Weeds and disease knock wheat yields

Harvest 2014 is proving to be an exceptional one for many farmers – providing they have managed to control grass weeds and diseases, according to Agrii’s David Neale.

“Winter crops are coming off in good time with encouragingly high yields and grain quality,” he said. Although there had been little need for drying, the current unsettled weather was putting a damper on progress.

“As far as milling wheats are concerned we could have done with another week of decent combining conditions. Hopefully this will be a temporary blip that won’t get in the way of crop quality.”

Blackgrass, septoria and yellow rust had posed the greatest threats to winter wheat, but in general yields were extremely good, ranging from 9-12t/ha, said Mr Neale.

“As well as serious yield reductions, where blackgrass has been problematic we’re seeing worrying levels of ergot in some cases, transferring from early infections in this alternative host. 

“In a season in which crop marketability will be so important, growers must be alert to this threat.”

Wheat quality was generally good – unlike France, where most of the crop was only feed quality, he added.

“While this may be good news for our export opportunities, it won’t do anything to help feed prices; especially not on top of a strong pound and big global maize crop.”

See also: Keep crop evidence to prove compliance with EU rules, Defra tells growers.

Spring barley harvest was also progressing well, with good yields, low screenings and relatively low nitrogen contents due to yield dilution.

“While this generally bodes well for traditional beer and distilling markets, lager and export sectors want rather higher nitrogen levels, giving plenty of opportunities for a range of specifications,” said Mr Neale.
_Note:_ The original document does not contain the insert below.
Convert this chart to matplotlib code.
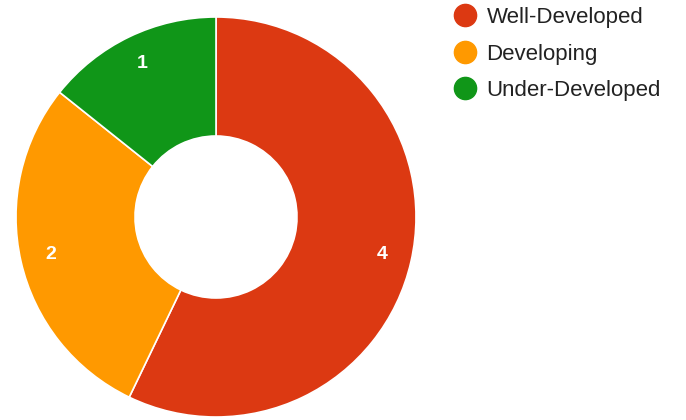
import matplotlib
matplotlib.use("Agg")
import matplotlib.pyplot as plt
from matplotlib.lines import Line2D

plt.rcParams["font.family"] = ["Liberation Sans", "DejaVu Sans"]

labels = ["Well-Developed", "Developing", "Under-Developed"]
counts = [4, 2, 1]
colors = ["#dc3912", "#ff9900", "#109618"]

W, H = 686, 420
fig = plt.figure(figsize=(W / 100, H / 100), dpi=100)

# donut centred at (216, 217) px, outer radius 200 px
cx, cy, r = 216, 217, 200
ax = fig.add_axes([(cx - r) / W, (H - cy - r) / H, 2 * r / W, 2 * r / H])
total = sum(counts)
wedges, _, autotexts = ax.pie(
    counts,
    colors=colors,
    startangle=90,
    counterclock=False,
    radius=1.0,
    wedgeprops=dict(width=0.595, edgecolor="white", linewidth=1.2),
    autopct=lambda p: f"{round(p * total / 100)}",
    pctdistance=0.85,
    textprops=dict(color="white", fontsize=14, fontweight="bold"),
)
ax.set_xlim(-1, 1)
ax.set_ylim(-1, 1)
ax.set_aspect("equal")
ax.axis("off")

handles = [Line2D([0], [0], marker="o", linestyle="", markersize=16,
                  markerfacecolor=c, markeredgecolor=c) for c in colors]
fig.legend(handles, labels, loc="upper left", bbox_to_anchor=(441 / W, 1 + 4 / H),
           frameon=False, fontsize=16, labelspacing=0.70, handletextpad=0.35,
           handlelength=1.2, borderpad=0, labelcolor="#222222")

fig.savefig("out.png", dpi=100)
Winter barley yields ranged from 9-10.5t/ha, with most bushel weights around 70kg/hl, although some samples had suffered from lower specific weights.

“Hybrid barleys have generally performed very well, with good yields and useful extra value in the straw. However, they are yet to open up a consistent performance gap over the best of today’s two rows, making site-by-site evaluation important in future decision-making.”

Oilseed rape yields had been decidedly average, with many crops struggling to reach 3.5t/ha, he added.

“Surprisingly high levels of light leaf spot have been a major factor, with Turnip Yellow Virus and pod midge also taking their toll in places, and verticillium wilt problematic where rotations have been tight.”

However, there had been some good 5t/ha crops; HOLL varieties V316 OL and V295OL were yielding on par with the best double lows, and oil contents were 1-2% higher than previous years, said Mr Neale.

“The better OSR performances have largely come from wider rotations and soils with higher organic matter levels, providing some valuable agronomic lessons for the future.”